**Work to complete:** Below are the records; pull every line that includes "this".

Source code of charts:
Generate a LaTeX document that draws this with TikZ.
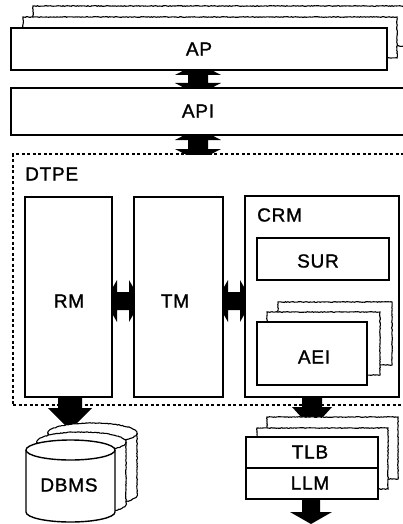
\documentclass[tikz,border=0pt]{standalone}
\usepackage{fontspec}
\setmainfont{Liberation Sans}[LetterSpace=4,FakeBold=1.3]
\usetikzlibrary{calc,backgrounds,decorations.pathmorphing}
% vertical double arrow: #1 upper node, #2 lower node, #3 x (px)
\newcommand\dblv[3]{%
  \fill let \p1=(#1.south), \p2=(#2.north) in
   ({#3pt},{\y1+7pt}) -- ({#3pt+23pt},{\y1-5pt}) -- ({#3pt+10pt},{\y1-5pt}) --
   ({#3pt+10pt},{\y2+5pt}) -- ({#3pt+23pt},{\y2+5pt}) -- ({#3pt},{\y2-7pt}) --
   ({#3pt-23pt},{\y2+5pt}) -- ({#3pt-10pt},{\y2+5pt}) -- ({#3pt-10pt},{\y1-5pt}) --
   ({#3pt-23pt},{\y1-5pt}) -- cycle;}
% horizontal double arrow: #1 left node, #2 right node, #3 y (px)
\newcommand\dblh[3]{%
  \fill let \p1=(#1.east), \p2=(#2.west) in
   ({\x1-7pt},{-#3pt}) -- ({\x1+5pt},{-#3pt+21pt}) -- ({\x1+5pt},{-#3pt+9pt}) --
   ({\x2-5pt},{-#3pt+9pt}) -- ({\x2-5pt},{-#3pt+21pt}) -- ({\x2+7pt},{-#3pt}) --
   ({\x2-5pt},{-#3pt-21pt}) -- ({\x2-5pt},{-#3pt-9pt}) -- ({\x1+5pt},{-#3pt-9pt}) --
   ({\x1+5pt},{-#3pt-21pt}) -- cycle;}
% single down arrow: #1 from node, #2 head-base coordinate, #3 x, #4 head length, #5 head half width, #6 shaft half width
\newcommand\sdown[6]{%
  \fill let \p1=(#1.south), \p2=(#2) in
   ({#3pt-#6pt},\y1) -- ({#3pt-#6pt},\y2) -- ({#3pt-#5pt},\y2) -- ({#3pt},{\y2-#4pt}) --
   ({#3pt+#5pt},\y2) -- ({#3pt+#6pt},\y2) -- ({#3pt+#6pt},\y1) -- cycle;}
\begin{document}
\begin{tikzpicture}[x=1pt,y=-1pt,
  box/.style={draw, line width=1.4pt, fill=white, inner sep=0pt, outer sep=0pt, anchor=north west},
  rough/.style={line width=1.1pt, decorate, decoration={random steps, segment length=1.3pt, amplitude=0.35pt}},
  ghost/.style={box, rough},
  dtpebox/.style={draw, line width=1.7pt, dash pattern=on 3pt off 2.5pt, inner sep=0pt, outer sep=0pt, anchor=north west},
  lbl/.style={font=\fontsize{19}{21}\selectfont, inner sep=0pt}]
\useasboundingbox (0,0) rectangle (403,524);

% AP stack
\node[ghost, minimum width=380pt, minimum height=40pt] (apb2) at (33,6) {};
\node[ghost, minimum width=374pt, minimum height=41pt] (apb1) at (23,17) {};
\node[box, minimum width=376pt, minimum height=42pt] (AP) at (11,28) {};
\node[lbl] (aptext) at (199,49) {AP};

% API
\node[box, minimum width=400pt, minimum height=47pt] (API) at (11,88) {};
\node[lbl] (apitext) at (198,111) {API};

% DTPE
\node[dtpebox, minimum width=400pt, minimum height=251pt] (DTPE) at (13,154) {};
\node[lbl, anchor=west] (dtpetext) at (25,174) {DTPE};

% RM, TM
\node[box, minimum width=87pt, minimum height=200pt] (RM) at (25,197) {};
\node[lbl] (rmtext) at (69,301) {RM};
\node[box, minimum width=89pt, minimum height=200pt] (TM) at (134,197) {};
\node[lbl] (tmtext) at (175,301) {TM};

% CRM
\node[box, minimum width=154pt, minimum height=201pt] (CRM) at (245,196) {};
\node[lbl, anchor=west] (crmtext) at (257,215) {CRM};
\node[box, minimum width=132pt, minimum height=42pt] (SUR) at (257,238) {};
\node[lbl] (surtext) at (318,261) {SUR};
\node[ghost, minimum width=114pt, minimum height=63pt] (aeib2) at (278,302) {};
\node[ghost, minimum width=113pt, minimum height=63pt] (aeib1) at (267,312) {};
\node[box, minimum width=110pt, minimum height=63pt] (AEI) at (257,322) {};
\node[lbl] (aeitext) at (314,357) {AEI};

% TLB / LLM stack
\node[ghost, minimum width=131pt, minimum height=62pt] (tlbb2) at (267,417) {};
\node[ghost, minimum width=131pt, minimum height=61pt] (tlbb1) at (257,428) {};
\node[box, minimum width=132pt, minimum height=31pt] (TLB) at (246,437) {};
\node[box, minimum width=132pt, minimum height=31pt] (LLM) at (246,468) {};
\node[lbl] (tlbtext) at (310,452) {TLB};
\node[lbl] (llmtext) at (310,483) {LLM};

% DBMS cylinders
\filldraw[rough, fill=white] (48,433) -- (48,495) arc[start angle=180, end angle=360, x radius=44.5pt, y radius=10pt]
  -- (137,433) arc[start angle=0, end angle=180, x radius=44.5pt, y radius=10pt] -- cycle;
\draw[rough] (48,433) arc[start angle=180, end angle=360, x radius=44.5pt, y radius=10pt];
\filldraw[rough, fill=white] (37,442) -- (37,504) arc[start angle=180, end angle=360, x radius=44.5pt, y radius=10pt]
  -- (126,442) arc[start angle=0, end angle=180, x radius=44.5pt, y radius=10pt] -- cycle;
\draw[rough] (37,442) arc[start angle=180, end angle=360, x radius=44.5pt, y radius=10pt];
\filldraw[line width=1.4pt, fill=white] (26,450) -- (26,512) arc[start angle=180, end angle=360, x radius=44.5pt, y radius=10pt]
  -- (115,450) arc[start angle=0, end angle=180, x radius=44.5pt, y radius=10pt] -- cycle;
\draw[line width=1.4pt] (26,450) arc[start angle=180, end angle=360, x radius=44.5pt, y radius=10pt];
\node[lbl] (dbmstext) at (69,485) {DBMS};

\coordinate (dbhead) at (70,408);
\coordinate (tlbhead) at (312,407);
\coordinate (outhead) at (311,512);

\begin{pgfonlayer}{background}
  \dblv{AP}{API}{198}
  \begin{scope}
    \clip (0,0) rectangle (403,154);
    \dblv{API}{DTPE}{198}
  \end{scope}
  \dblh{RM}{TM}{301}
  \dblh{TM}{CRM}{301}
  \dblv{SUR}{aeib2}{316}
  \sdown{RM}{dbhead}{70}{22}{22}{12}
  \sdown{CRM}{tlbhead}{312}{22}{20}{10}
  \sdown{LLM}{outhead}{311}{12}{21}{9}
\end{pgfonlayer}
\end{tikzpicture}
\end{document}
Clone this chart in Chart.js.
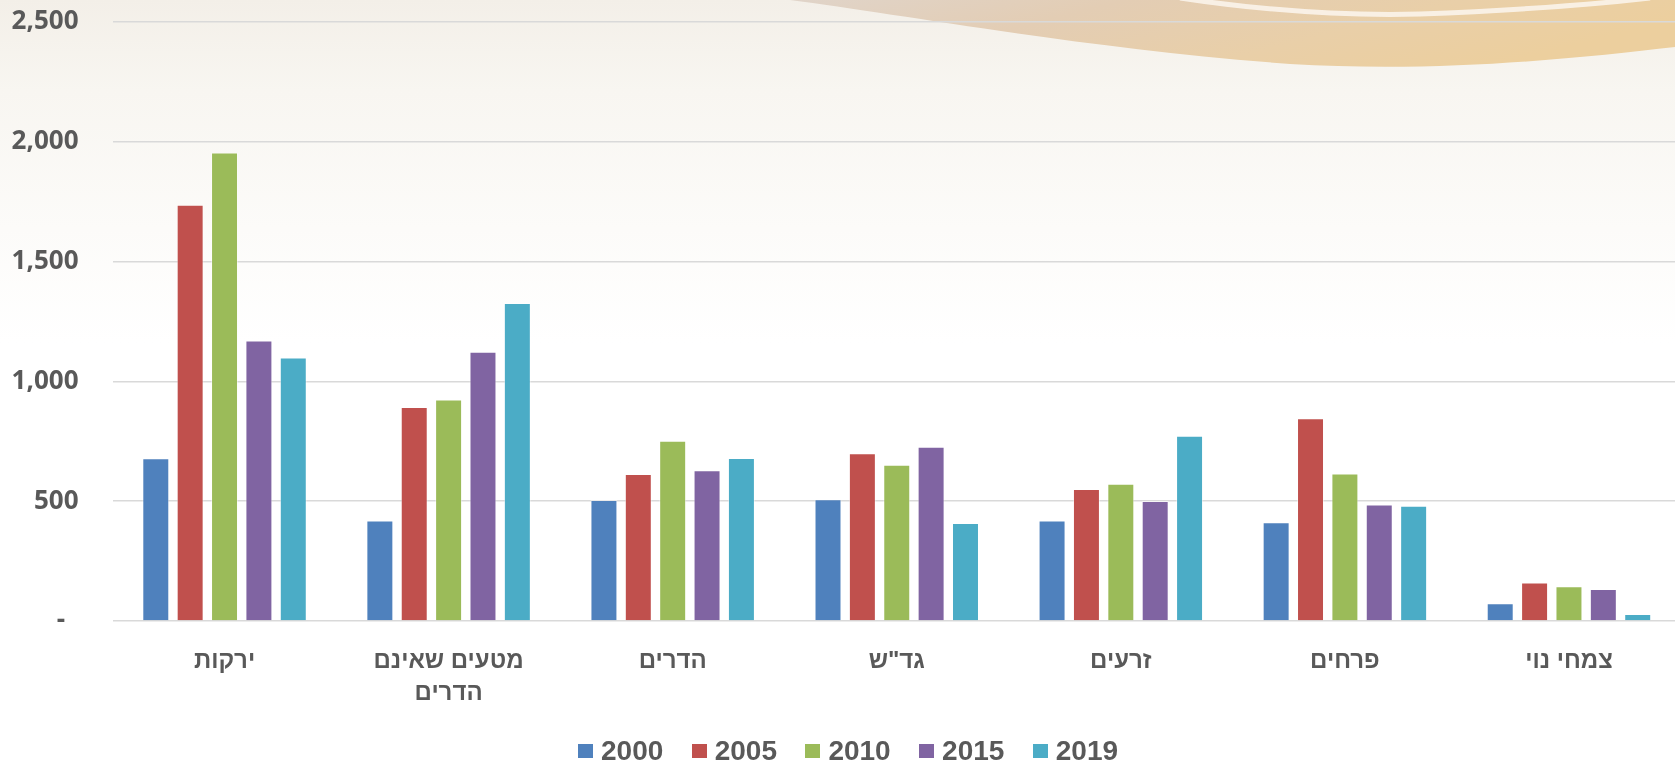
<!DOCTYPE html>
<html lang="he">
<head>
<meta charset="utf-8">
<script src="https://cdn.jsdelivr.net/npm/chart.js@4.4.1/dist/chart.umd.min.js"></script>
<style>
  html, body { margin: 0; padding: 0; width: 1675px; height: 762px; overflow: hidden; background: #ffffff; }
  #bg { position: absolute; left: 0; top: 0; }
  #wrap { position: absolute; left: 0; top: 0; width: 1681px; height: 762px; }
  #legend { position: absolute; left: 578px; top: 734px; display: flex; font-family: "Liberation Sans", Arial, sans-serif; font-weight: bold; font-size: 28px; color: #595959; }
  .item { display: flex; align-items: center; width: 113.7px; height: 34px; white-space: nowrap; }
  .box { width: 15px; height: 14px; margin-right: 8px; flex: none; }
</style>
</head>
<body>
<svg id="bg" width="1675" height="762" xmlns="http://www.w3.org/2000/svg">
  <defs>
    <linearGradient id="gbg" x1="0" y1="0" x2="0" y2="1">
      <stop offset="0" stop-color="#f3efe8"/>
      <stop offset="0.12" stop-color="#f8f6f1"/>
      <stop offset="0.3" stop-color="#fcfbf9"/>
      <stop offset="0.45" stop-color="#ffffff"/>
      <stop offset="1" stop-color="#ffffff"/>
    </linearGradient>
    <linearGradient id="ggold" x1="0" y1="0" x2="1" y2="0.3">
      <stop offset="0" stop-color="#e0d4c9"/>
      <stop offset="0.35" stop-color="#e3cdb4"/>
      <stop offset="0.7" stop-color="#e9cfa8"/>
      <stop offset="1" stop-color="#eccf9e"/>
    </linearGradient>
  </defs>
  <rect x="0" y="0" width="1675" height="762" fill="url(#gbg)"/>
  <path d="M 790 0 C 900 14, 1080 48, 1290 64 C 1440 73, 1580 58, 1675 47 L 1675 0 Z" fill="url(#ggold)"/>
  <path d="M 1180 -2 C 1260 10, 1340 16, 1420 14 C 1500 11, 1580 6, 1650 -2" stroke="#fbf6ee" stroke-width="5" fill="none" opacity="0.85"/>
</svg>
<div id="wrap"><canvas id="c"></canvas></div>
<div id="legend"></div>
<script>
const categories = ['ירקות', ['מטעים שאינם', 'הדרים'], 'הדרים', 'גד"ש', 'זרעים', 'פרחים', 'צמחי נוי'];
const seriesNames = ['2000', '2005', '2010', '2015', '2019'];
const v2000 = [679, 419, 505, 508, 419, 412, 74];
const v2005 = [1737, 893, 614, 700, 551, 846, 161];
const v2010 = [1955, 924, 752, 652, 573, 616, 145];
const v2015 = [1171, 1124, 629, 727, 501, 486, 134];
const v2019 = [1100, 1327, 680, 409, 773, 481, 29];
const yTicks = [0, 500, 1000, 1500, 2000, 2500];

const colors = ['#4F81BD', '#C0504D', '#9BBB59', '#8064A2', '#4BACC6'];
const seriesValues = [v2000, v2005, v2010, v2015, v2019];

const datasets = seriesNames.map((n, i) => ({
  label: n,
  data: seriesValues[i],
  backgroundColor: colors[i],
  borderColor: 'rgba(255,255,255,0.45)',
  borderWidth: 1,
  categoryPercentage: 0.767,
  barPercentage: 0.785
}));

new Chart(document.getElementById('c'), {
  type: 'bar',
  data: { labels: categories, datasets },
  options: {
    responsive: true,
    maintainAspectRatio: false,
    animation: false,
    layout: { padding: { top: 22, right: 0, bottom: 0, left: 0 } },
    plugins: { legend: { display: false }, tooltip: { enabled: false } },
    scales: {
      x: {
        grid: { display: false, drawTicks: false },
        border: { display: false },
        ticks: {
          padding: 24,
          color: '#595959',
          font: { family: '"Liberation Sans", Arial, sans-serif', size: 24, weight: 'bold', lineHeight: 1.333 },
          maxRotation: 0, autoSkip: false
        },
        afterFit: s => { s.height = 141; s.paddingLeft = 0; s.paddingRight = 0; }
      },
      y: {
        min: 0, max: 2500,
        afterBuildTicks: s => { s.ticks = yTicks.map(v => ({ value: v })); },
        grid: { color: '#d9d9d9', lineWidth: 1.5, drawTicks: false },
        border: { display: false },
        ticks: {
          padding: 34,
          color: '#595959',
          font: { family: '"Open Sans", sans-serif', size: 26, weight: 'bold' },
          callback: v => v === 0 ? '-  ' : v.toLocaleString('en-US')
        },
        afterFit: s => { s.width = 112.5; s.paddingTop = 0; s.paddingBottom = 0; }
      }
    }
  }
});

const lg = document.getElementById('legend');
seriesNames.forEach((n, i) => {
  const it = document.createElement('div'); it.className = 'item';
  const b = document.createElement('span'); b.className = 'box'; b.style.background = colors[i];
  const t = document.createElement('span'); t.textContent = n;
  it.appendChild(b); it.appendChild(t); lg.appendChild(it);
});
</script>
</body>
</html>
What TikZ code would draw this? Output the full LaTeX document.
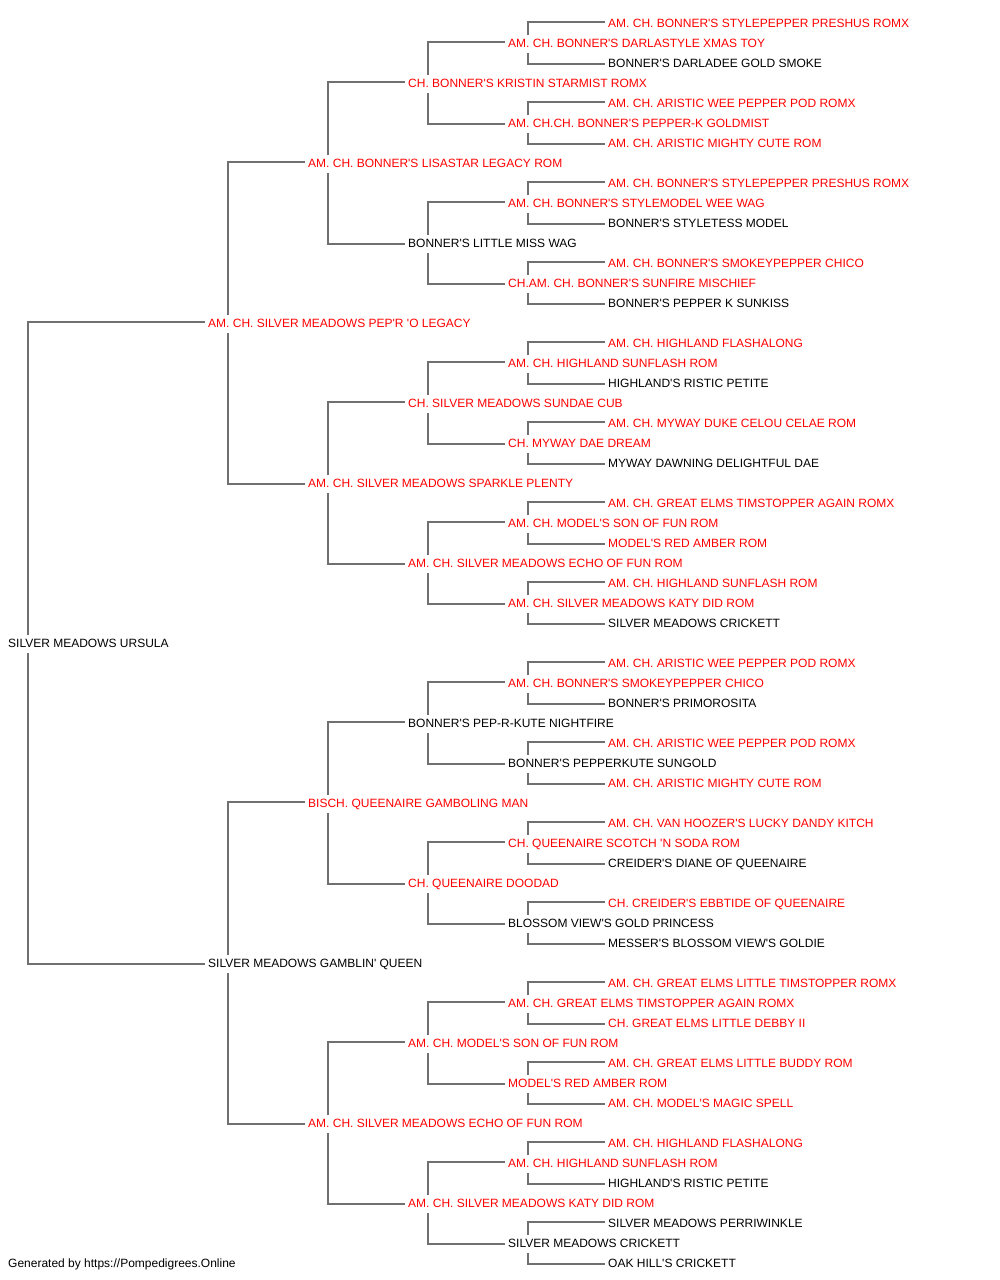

**Exercise solution:**
Generate a LaTeX document that draws this with TikZ.
Clone this chart in Chart.js.
What TikZ code would draw this? Output the full LaTeX document.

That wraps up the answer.